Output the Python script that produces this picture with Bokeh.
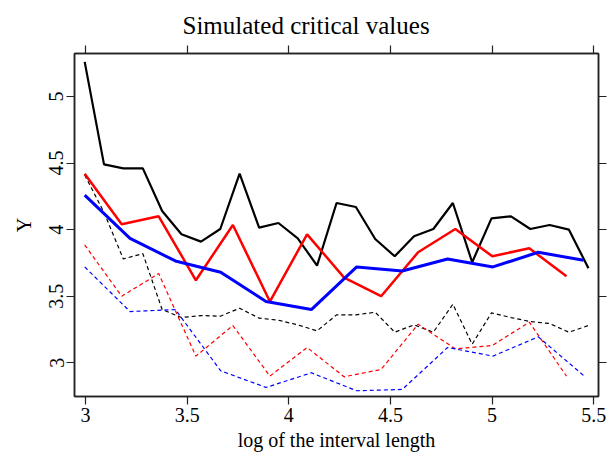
from bokeh.plotting import figure
from bokeh.models import LinearAxis, FixedTicker, Range1d, CustomJSTickFormatter
from bokeh.embed import file_html
from bokeh.resources import INLINE

# x grids (log of the interval length)
x_k = [2.996, 3.091, 3.186, 3.282, 3.377, 3.472, 3.568, 3.663, 3.758, 3.854, 3.949, 4.044, 4.139,
       4.235, 4.330, 4.425, 4.521, 4.616, 4.711, 4.807, 4.902, 4.997, 5.093, 5.188, 5.283, 5.378, 5.474]
x_r = [2.996, 3.178, 3.360, 3.543, 3.725, 3.907, 4.090, 4.272, 4.454, 4.636, 4.819, 5.001, 5.183, 5.366]
x_b = [2.996, 3.219, 3.442, 3.665, 3.888, 4.111, 4.334, 4.558, 4.781, 5.004, 5.227, 5.450]

black_solid = [5.26, 4.49, 4.46, 4.46, 4.14, 3.965, 3.91, 4.005, 4.42, 4.015, 4.05, 3.935, 3.73, 4.20,
               4.17, 3.93, 3.80, 3.95, 4.005, 4.20, 3.755, 4.085, 4.10, 4.005, 4.035, 4.00, 3.71]
black_dash = [4.41, 4.13, 3.78, 3.82, 3.40, 3.34, 3.355, 3.35, 3.41, 3.335, 3.32, 3.285, 3.24, 3.36,
              3.36, 3.38, 3.23, 3.285, 3.23, 3.44, 3.14, 3.375, 3.34, 3.31, 3.295, 3.23, 3.28]
red_solid = [4.42, 4.04, 4.10, 3.62, 4.035, 3.46, 3.965, 3.64, 3.50, 3.83, 4.005, 3.80, 3.86, 3.65]
red_dash = [3.885, 3.50, 3.67, 3.05, 3.28, 2.90, 3.115, 2.895, 2.95, 3.29, 3.105, 3.13, 3.305, 2.90]
blue_solid = [4.26, 3.935, 3.765, 3.68, 3.46, 3.40, 3.72, 3.69, 3.78, 3.72, 3.83, 3.77]
blue_dash = [3.72, 3.385, 3.40, 2.94, 2.815, 2.925, 2.79, 2.80, 3.115, 3.05, 3.195, 2.905]

x_ticks = [3, 3.5, 4, 4.5, 5, 5.5]
y_ticks = [3, 3.5, 4, 4.5, 5]
title_text = "Simulated critical values"

FONT = "'Liberation Serif', 'Times New Roman', serif"

p = figure(width=608, height=461, output_backend="svg", toolbar_location=None,
           x_range=Range1d(2.9459, 5.5234), y_range=Range1d(2.747, 5.323),
           min_border_left=74, min_border_right=10, min_border_top=53, min_border_bottom=65,
           x_axis_location=None, y_axis_location=None)
p.grid.visible = False
p.outline_line_color = "#222222"
p.outline_line_width = 1.5
p.background_fill_color = "white"
p.border_fill_color = "white"

p.title.text = title_text
p.title.text_font = FONT
p.title.text_font_size = "25px"
p.title.text_font_style = "normal"
p.title.text_color = "black"
p.title.align = "left"
p.title.offset = 108
p.title.vertical_align = "bottom"
p.title.standoff = 14


def make_axis(ticks, show_labels, label=""):
    ax = LinearAxis(ticker=FixedTicker(ticks=ticks))
    ax.major_tick_out = 8
    ax.major_tick_in = 0
    ax.minor_tick_line_color = None
    ax.major_tick_line_color = "#222222"
    ax.major_tick_line_width = 1.2
    ax.axis_line_color = "#222222"
    ax.axis_line_width = 1.5
    ax.major_label_text_font = FONT
    ax.major_label_text_color = "black"
    if show_labels:
        ax.major_label_text_font_size = "20px"
        ax.major_label_standoff = 3
    else:
        ax.formatter = CustomJSTickFormatter(code="return ''")
        ax.major_label_text_font_size = "1px"
        ax.major_label_standoff = 0
    if label:
        ax.axis_label = label
        ax.axis_label_text_font = FONT
        ax.axis_label_text_font_style = "normal"
        ax.axis_label_text_font_size = "20px"
        ax.axis_label_text_color = "black"
    return ax


xb = make_axis(x_ticks, True, "log of the interval length")
xb.axis_label_standoff = 4
yl = make_axis(y_ticks, True, "Y")
yl.major_label_orientation = "vertical"
yl.axis_label_standoff = 12
xt = make_axis(x_ticks, False)
yr = make_axis(y_ticks, False)

p.add_layout(xb, "below")
p.add_layout(yl, "left")
p.add_layout(xt, "above")
p.add_layout(yr, "right")

p.line(x_k, black_dash, line_color="black", line_width=1.2, line_dash="4 3")
p.line(x_r, red_dash, line_color="red", line_width=1.2, line_dash="4 3")
p.line(x_b, blue_dash, line_color="blue", line_width=1.2, line_dash="4 3")
p.line(x_k, black_solid, line_color="black", line_width=2.2)
p.line(x_r, red_solid, line_color="red", line_width=2.5)
p.line(x_b, blue_solid, line_color="blue", line_width=3)

open("out.html", "w").write(file_html(p, INLINE))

- WRITTEN PROBLEM
Could the lines from the top of the material through the line with "5.004, 5.227, 5.450]" be repeated exactly, pictures left out?

- IN RESPONSE
Output the Python script that produces this picture with Bokeh.
from bokeh.plotting import figure
from bokeh.models import LinearAxis, FixedTicker, Range1d, CustomJSTickFormatter
from bokeh.embed import file_html
from bokeh.resources import INLINE

# x grids (log of the interval length)
x_k = [2.996, 3.091, 3.186, 3.282, 3.377, 3.472, 3.568, 3.663, 3.758, 3.854, 3.949, 4.044, 4.139,
       4.235, 4.330, 4.425, 4.521, 4.616, 4.711, 4.807, 4.902, 4.997, 5.093, 5.188, 5.283, 5.378, 5.474]
x_r = [2.996, 3.178, 3.360, 3.543, 3.725, 3.907, 4.090, 4.272, 4.454, 4.636, 4.819, 5.001, 5.183, 5.366]
x_b = [2.996, 3.219, 3.442, 3.665, 3.888, 4.111, 4.334, 4.558, 4.781, 5.004, 5.227, 5.450]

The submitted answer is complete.